REPUBLIKA.CO.ID, oleh Febrian Fachri, Nawir Arsyad Akbar, Antara
Pengamat politik dari Universitas Andalas, Najmuddin Rasul, mengatakan wacana menduetkan pasangan Anies Baswedan dengan Ganjar Pranowo atau Ganjar-Anies yang dikemukakan PDIP, merupakan langkah terbaru menggoyahkan Koalisi Perubahan. Najmuddin melihat sebelumnya sudah banyak upaya untuk membuat Koalisi Perubahan yang terdiri atas Partai Nasdem, Partai Demokrat, dan PKS bubar.
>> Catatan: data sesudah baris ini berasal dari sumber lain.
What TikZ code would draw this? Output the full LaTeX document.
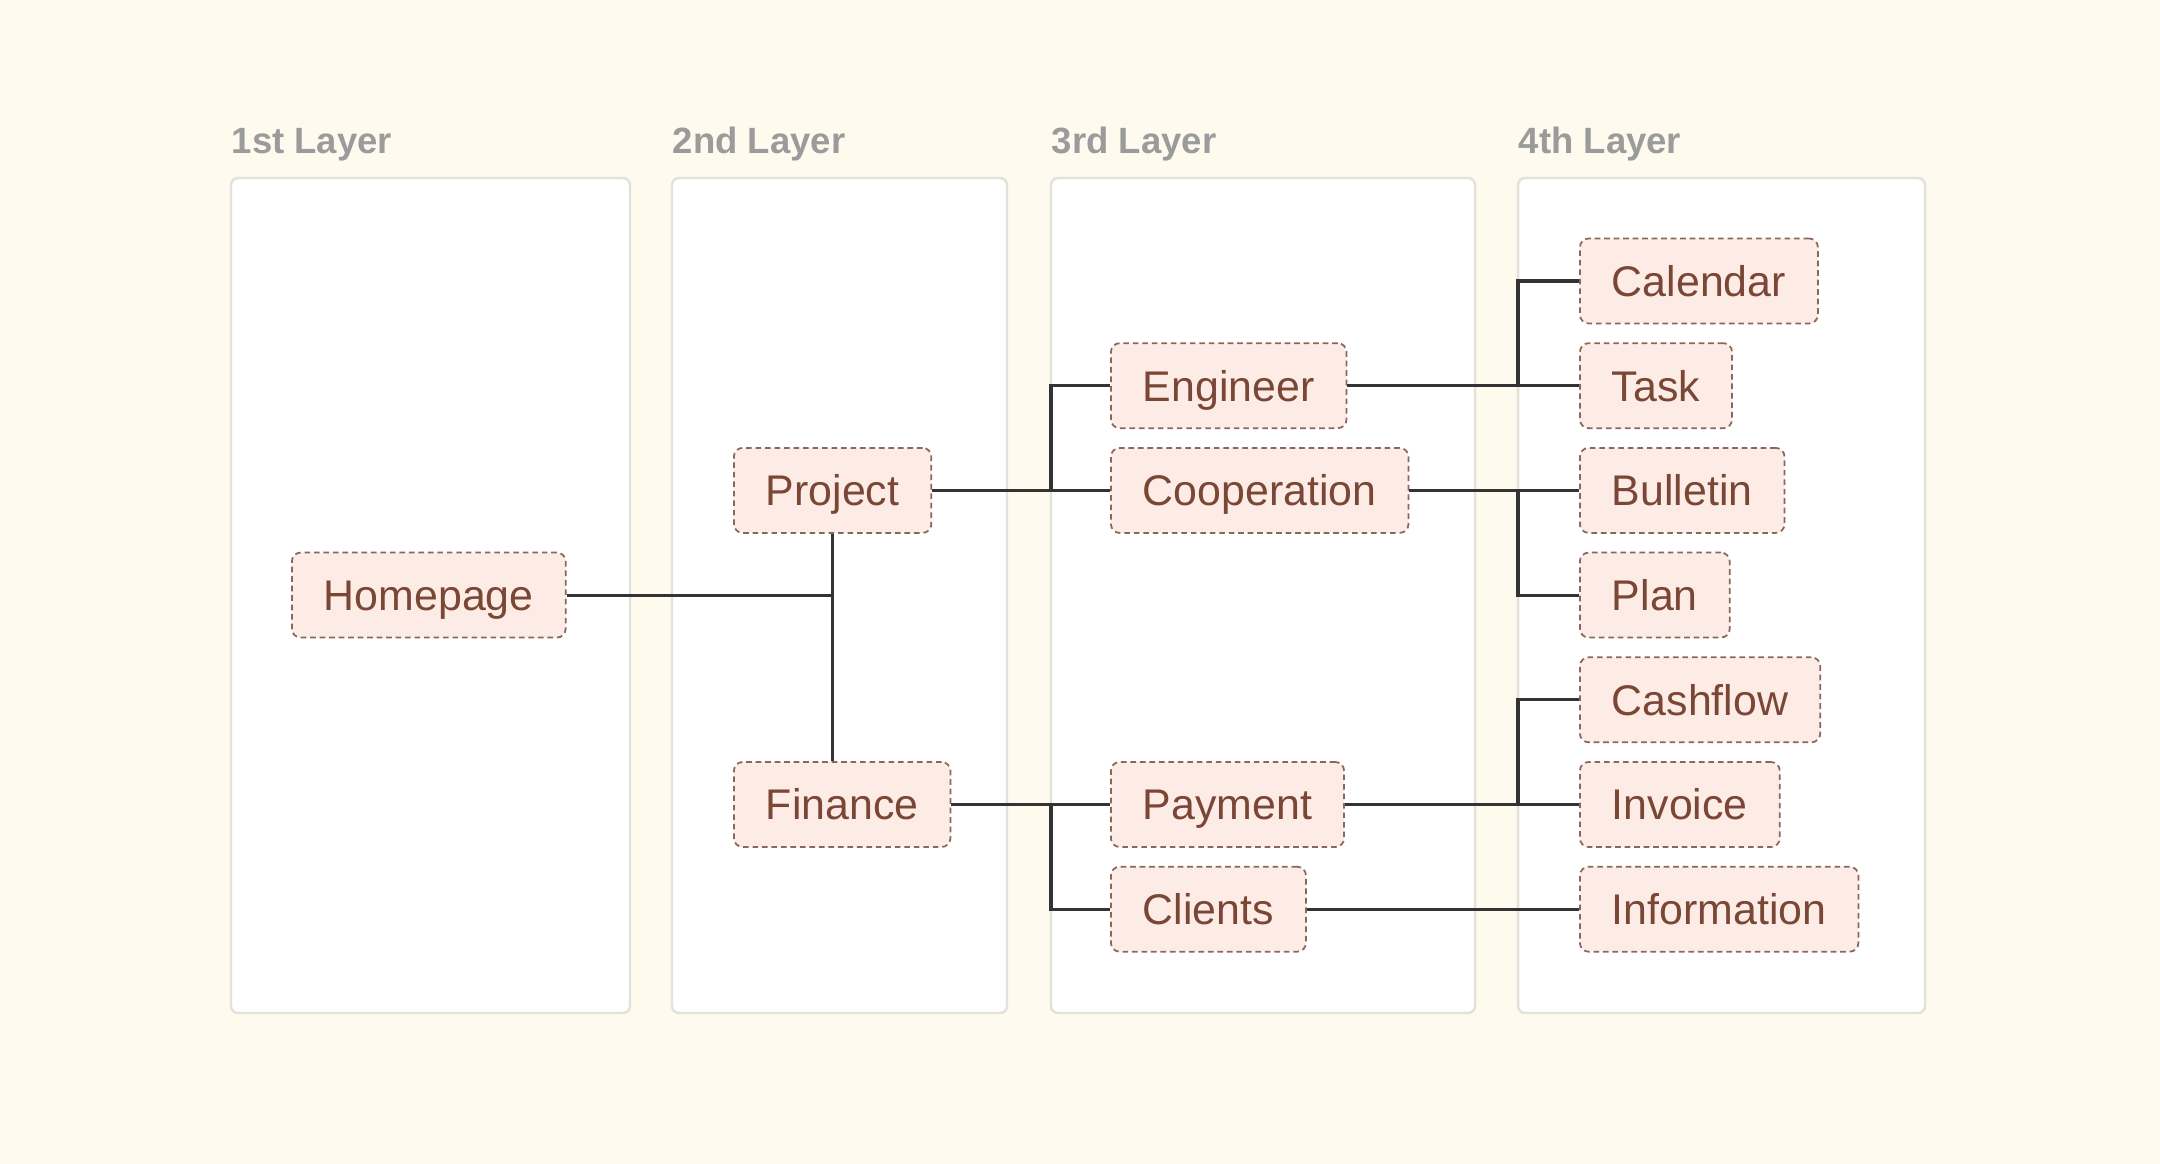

Di antaranya dengan membujuk PKS bergabung dengan Gerindra untuk mengusung Prabowo Subianto, PDIP mencoba memberi harapan posisi cawapres untuk Ketua Umum Demokrat, Agus Harimurti Yudhoyono. Ada juga dengan cara pengajuan Peninjauan Kembali (PK) kubu Moeldoko ke Mahkamah Agung mengenai keabsahan kepengurusan Partai Demokrat.
“Saling sindir, otak-atik pasangan bacapres. Bahkan, ada usaha kompetitor politik dengan berbagai cara menggoyang keutuhan kolisi. Saya melihat hal demikian,” kata Najmuddin, Rabu (23/8/2023).
Najmuddin menyebut wacana menduetkan Ganjar dengan Anies juga sebagai psikowar politik kepada pihak-pihak tertentu. Tujuannya untuk mengubah peta percaturan politik jelang pendaftaran calon presiden dan calon wakil presiden ke Komisi Pemilihan Umum (KPU).
Lalu lanjut Najmuddin, PDIP juga mencoba melihat respons dari lawan politik dengan menyebarkan wacana tersebut. Sebab kini menurut Najmuddin, PDIP terkesan mulai ditinggalkan kawan-kawan koalisi pendukung Jokowi.
Melihat fenomena politik yang berlangsung di Indonesia pascareformasi sangat dinamis. Di mana perubahan sikap aktor dan kubu politik tertentu bisa saja berubah dalam waktu sekejap.
Najmuddin menilai bisa saja wacana duet Ganjar-Anies terwujud bila tokoh-tokoh yang ada di lingkaran dua figur tersebut mencapai kesepakatan bersama. Tetapi, ada juga peluang wacana tersebut tidak akan terwujud karena perbedaan cita-cita yang selama ini digaungkan PDIP dan partai-partai Koalisi Perubahan.
PDIP bersama Ganjar mengusung tema melanjutkan program Jokowi. Sedangkan, Koalisi Perubahan ingin adanya perubahan dalam pengelolaan pemerintahan akibat ketidakpuasan terhadap 10 tahun pemerintahan Jokowi.
“Namun duet Ganjar-Anies menurut saya agak sulit. Karena ideologi Koalisi Perubahan untuk Persatuan berbeda dengan koalisi PDI-P. Semuanya adalah permainan politik dalam demokrasi,” ucap Najmuddin.
Berbeda dengan Najmuddin, pengamat politik Iqbal Themi menilai, wacana duet Ganjar Pranowo dan Anies Baswedan pada Pemilu 2024 menjadi solusi konsolidasi nasional dan mengakhiri keterbelahan politik di akar rumput.
"Dari perspektif persatuan nasional, bisa mengakhiri keterbelahan politik yang saling berdiametral antara kelompok nasionalis dan Islam sejak Pilkada 2017, Pilpres 2019, hingga saat ini riak-riaknya masih terasa di akar rumput," kata Iqbal Themi dalam keterangan tertulis di Jakarta, Rabu.
Direktur SCL Taktika Konsultan menjelaskan, bahwa wacana penyatuan Ganjar-Anies bisa menjadi jalan tengah. Sekaligus solusi konsolidasi nasional untuk membicarakan kepentingan politik kebangsaan yang lebih besar.
"Pascapandemi Indonesia masih terus membutuhkan upaya percepatan pertumbuhan ekonomi. Di titik ini konsolidasi nasional, yakni persatuan elite hingga rakyat menjadi kunci utama," katanya menegaskan.
Magister Ilmu Politik Universitas Indonesia ini mengatakan bahwa bakal calon presiden Prabowo Subianto sudah diusung oleh partai politik berhaluan nasionalis dan religius. Apabila duet Ganjar-Anies terjadi, dua kontestan Pilpres 2024 sama-sama didukung oleh kelompok nasionalis dan religius.
"Tidak ada lagi isu-isu yang mengancam keterbelahan, sebagai satu bangsa, yang menjadi alat saling serang antarlawan politik," katanya.